Wait, what? Well, it’s arguably been a while and this book has slipped somewhat between the cracks of my reviewing folder, but let’s recapitulate, all right? Beyond being the setting of the Gates of Tarina-adventure, the eponymous city is an important jigsaw piece in the panorama of the Shadowlands, also known as Sæmyyr.

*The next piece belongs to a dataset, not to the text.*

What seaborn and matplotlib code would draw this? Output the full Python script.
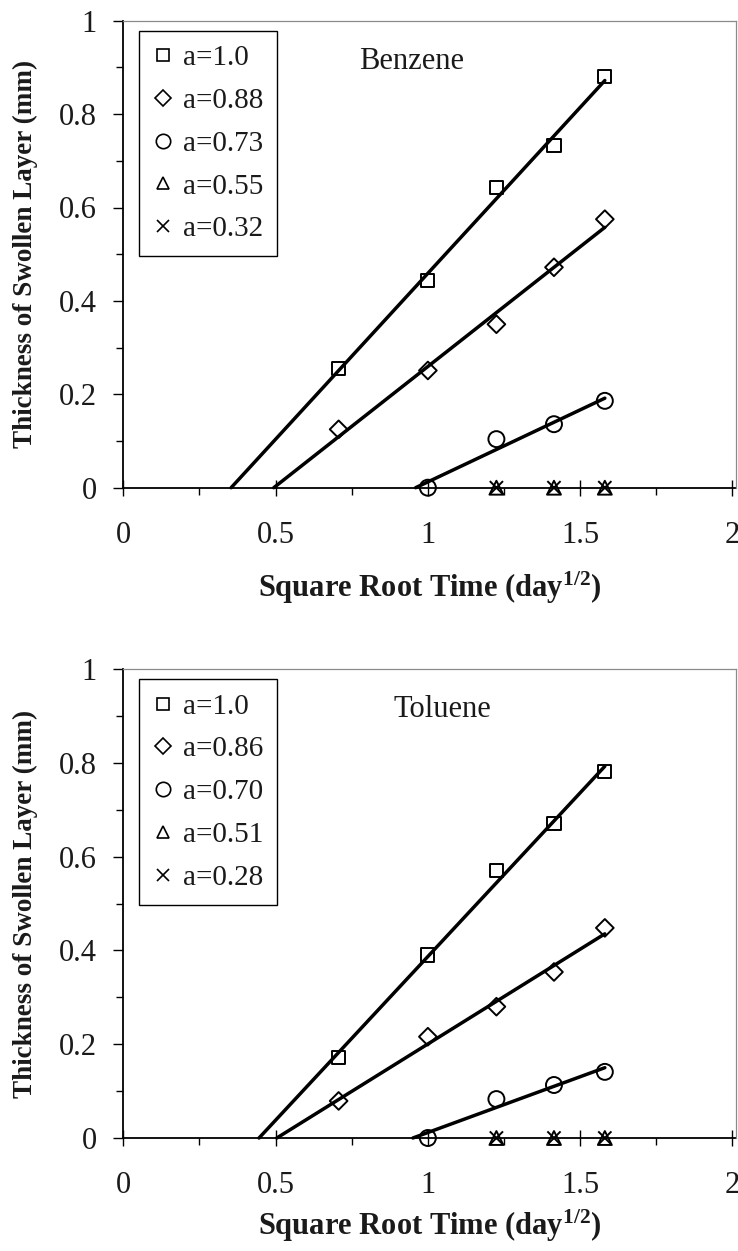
import numpy as np
import pandas as pd
import seaborn as sns
import matplotlib
matplotlib.use("Agg")
import matplotlib.pyplot as plt
from matplotlib.lines import Line2D
from matplotlib.ticker import MultipleLocator

# ---------------- data ----------------
sqrt_time = [0.707, 1.0, 1.225, 1.414, 1.581]

benzene_labels = ["a=1.0", "a=0.88", "a=0.73", "a=0.55", "a=0.32"]
benzene_a1 = [0.256, 0.443, 0.642, 0.733, 0.880]
benzene_a2 = [0.125, 0.251, 0.350, 0.472, 0.575]
benzene_a3 = [np.nan, 0.0, 0.104, 0.136, 0.186]
benzene_a4 = [np.nan, np.nan, 0.0, 0.0, 0.0]
benzene_a5 = [np.nan, np.nan, 0.0, 0.0, 0.0]

toluene_labels = ["a=1.0", "a=0.86", "a=0.70", "a=0.51", "a=0.28"]
toluene_a1 = [0.171, 0.390, 0.570, 0.670, 0.781]
toluene_a2 = [0.079, 0.216, 0.280, 0.354, 0.448]
toluene_a3 = [np.nan, 0.0, 0.083, 0.113, 0.141]
toluene_a4 = [np.nan, np.nan, 0.0, 0.0, 0.0]
toluene_a5 = [np.nan, np.nan, 0.0, 0.0, 0.0]

x_ticks = [0, 0.5, 1, 1.5, 2]
y_ticks = [0, 0.2, 0.4, 0.6, 0.8, 1.0]
x_ticklabels = ["0", "0.5", "1", "1.5", "2"]
y_ticklabels = ["0", "0.2", "0.4", "0.6", "0.8", "1"]

xlabel = r"Square Root Time (day$^{\mathbf{1/2}}$)"
ylabel = "Thickness of Swollen Layer (mm)"

# ---------------- style ----------------
sns.set_theme(style="white")
plt.rcParams["font.family"] = ["Liberation Serif", "DejaVu Serif"]
plt.rcParams["mathtext.fontset"] = "custom"
plt.rcParams["mathtext.rm"] = "Liberation Serif"
plt.rcParams["mathtext.bf"] = "Liberation Serif:bold"
plt.rcParams["mathtext.it"] = "Liberation Serif:italic"

markers = ["s", "D", "o", "^", "x"]
msizes = [9.5, 9.0, 11.5, 10.0, 9.5]
fit_series = [True, True, True, False, False]
text_col = "#1a1a1a"

fig = plt.figure(figsize=(7.38, 12.51), dpi=100)
W, H = 738.0, 1251.0


def make_panel(rect, series, labels, name, name_xy, xlab_y):
    ax = fig.add_axes(rect)
    for ys, lab, m, ms, fit in zip(series, labels, markers, msizes, fit_series):
        df = pd.DataFrame({"x": sqrt_time, "y": ys}).dropna()
        if fit:
            k, b = np.polyfit(df["x"], df["y"], 1)
            x0 = -b / k
            x1 = df["x"].max()
            line_df = pd.DataFrame({"x": [x0, x1], "y": [0.0, k * x1 + b]})
            sns.lineplot(data=line_df, x="x", y="y", ax=ax, color="black",
                         linewidth=2.5, zorder=3, clip_on=False)
        sns.scatterplot(data=df, x="x", y="y", ax=ax, marker=m,
                        s=ms ** 2, color="black", linewidth=1.4,
                        zorder=4, clip_on=False)
        coll = ax.collections[-1]
        coll.set_facecolor("none")
        coll.set_edgecolor("black")
        coll.set_linewidth(1.4)
        coll.set_clip_on(False)

    ax.set_xlim(0, 2.01)
    ax.set_ylim(0, 1)
    ax.set_xticks(x_ticks)
    ax.set_xticklabels(x_ticklabels)
    ax.set_yticks(y_ticks)
    ax.set_yticklabels(y_ticklabels)
    ax.xaxis.set_minor_locator(MultipleLocator(0.25))
    ax.yaxis.set_minor_locator(MultipleLocator(0.1))
    ax.tick_params(axis="x", which="major", direction="inout", length=12,
                   width=1.0, color="black", labelsize=22, pad=18,
                   labelcolor=text_col, bottom=True)
    ax.tick_params(axis="x", which="minor", direction="out", length=5,
                   width=1.0, color="black", bottom=True)
    ax.tick_params(axis="y", which="major", direction="out", length=7.2,
                   width=1.0, color="black", labelsize=22, pad=12,
                   labelcolor=text_col, left=True)
    ax.tick_params(axis="y", which="minor", direction="out", length=5,
                   width=1.0, color="black", left=True)

    for s in ["left", "bottom"]:
        ax.spines[s].set_color("black")
        ax.spines[s].set_linewidth(1.3)
    for s in ["top", "right"]:
        ax.spines[s].set_color("#8a8a8a")
        ax.spines[s].set_linewidth(0.9)
    ax.spines["bottom"].set_zorder(2)

    ax.set_xlabel(xlabel, fontsize=22, fontweight="bold", color=text_col)
    ax.set_ylabel(ylabel, fontsize=19.5, fontweight="bold", color=text_col)
    ax.xaxis.set_label_coords(0.5, xlab_y)
    ax.xaxis.label.set_va("top")
    ax.yaxis.set_label_coords(-0.139, 0.5)

    ax.text(name_xy[0], name_xy[1], name, fontsize=22, color=text_col,
            ha="center", va="center")

    handles = [Line2D([], [], marker=m, linestyle="", markerfacecolor="none",
                      markeredgecolor="black", markeredgewidth=1.2,
                      markersize=ms * 0.9)
               for m, ms in zip(markers, msizes)]
    leg = ax.legend(handles, labels, loc="upper left",
                    bbox_to_anchor=(0.026, 0.978), borderaxespad=0,
                    fontsize=21, frameon=True, fancybox=False,
                    handlelength=0.68, handletextpad=0.34, labelspacing=0.56,
                    borderpad=0.48, labelcolor=text_col)
    leg.get_frame().set_edgecolor("black")
    leg.get_frame().set_linewidth(1.0)
    leg.get_frame().set_facecolor("white")
    leg.get_frame().set_alpha(1)
    return ax


left = 123.3 / W
width = (735.5 - 123.3) / W

ax1 = make_panel([left, (H - 487.7) / H, width, 467.0 / H],
                 [benzene_a1, benzene_a2, benzene_a3, benzene_a4, benzene_a5],
                 benzene_labels, "Benzene", (0.945, 0.912), -0.176)
ax2 = make_panel([left, (H - 1138.0) / H, width, 469.0 / H],
                 [toluene_a1, toluene_a2, toluene_a3, toluene_a4, toluene_a5],
                 toluene_labels, "Toluene", (1.048, 0.913), -0.149)

fig.savefig("out.png", dpi=100)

The world of Sæmyyr’s ambition is rather significant, to say the least: The basic idea lies in a fantasy-realism: Magic is based on nigh-unknowable level of technology (though players will probably never find that out) and Gygaxian realism is another key tenet for the setting. Basically, shadowlands takes the old adage of advanced technology being indistinguishable from magic (look at your smart-phone and doubt that one’s veracity…) and applies it consistently to a huge planet. The result is surprisingly interesting, for the basic premise, consequently, results in magic behaving slightly differently, being treated differently – since the set-up implies a certain level of consistency you’d only see in hard scifi, the result feels surprisingly organic…feasible. This is coupled with a take on fantasy usually not seen elsewhere: Namely, that of a quasi-Roman empire that is, in fact, more developed than traditional Middle Age-based fantasy. Coupled with aforementioned take on magic and have a setting that feels not only novel, but also consistent. And yes, this is enhanced by the massive map of the city: Tarina’s map looks like a satellite map taken straight from Google Sæmyyr.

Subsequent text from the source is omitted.